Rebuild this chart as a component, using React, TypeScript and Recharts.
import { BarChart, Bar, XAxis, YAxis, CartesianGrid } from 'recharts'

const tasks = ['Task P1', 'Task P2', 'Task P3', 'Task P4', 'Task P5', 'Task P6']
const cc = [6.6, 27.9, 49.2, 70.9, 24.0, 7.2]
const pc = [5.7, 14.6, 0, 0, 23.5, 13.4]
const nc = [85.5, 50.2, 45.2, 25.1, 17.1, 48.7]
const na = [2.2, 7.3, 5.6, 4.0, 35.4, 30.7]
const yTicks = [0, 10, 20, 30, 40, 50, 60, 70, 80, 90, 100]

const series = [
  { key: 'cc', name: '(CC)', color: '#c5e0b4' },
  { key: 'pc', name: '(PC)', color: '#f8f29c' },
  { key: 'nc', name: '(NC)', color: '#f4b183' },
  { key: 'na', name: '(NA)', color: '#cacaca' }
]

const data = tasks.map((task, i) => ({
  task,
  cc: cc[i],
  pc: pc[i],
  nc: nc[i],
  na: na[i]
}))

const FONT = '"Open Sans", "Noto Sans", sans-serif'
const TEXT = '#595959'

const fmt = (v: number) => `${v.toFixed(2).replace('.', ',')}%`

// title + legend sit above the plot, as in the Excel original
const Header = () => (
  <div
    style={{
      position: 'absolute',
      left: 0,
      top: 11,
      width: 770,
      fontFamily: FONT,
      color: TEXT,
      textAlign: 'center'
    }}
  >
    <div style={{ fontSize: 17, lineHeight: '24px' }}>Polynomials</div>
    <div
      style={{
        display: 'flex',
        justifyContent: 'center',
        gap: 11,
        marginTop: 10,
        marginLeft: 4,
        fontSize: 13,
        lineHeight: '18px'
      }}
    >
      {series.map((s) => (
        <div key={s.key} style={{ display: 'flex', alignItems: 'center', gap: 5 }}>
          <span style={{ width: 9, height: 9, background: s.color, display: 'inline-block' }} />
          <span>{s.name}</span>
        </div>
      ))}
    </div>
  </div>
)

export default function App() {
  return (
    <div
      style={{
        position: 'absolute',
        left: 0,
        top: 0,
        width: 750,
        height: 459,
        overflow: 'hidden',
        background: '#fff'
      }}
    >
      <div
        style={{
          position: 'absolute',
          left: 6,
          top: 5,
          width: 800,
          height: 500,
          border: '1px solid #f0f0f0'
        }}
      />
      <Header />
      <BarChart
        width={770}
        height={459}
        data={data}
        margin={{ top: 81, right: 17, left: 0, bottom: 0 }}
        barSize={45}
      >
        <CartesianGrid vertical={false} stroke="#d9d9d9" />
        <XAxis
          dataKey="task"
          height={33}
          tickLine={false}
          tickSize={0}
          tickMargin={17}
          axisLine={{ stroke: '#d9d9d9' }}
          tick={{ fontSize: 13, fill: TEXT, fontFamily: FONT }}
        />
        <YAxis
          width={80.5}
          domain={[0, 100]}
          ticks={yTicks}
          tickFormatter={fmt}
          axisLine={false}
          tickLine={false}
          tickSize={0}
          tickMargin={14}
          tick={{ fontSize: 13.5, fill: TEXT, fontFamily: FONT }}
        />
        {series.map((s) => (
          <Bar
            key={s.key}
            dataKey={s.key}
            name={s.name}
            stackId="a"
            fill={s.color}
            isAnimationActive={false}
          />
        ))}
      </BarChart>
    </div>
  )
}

- - -

Written exercise:
Up to and including the line with "const TEXT = '#595959'", repeat the data exactly, starting from its first line; nothing else belongs in the response.

Solution below:
Rebuild this chart as a component, using React, TypeScript and Recharts.
import { BarChart, Bar, XAxis, YAxis, CartesianGrid } from 'recharts'

const tasks = ['Task P1', 'Task P2', 'Task P3', 'Task P4', 'Task P5', 'Task P6']
const cc = [6.6, 27.9, 49.2, 70.9, 24.0, 7.2]
const pc = [5.7, 14.6, 0, 0, 23.5, 13.4]
const nc = [85.5, 50.2, 45.2, 25.1, 17.1, 48.7]
const na = [2.2, 7.3, 5.6, 4.0, 35.4, 30.7]
const yTicks = [0, 10, 20, 30, 40, 50, 60, 70, 80, 90, 100]

const series = [
  { key: 'cc', name: '(CC)', color: '#c5e0b4' },
  { key: 'pc', name: '(PC)', color: '#f8f29c' },
  { key: 'nc', name: '(NC)', color: '#f4b183' },
  { key: 'na', name: '(NA)', color: '#cacaca' }
]

const data = tasks.map((task, i) => ({
  task,
  cc: cc[i],
  pc: pc[i],
  nc: nc[i],
  na: na[i]
}))

const FONT = '"Open Sans", "Noto Sans", sans-serif'
const TEXT = '#595959'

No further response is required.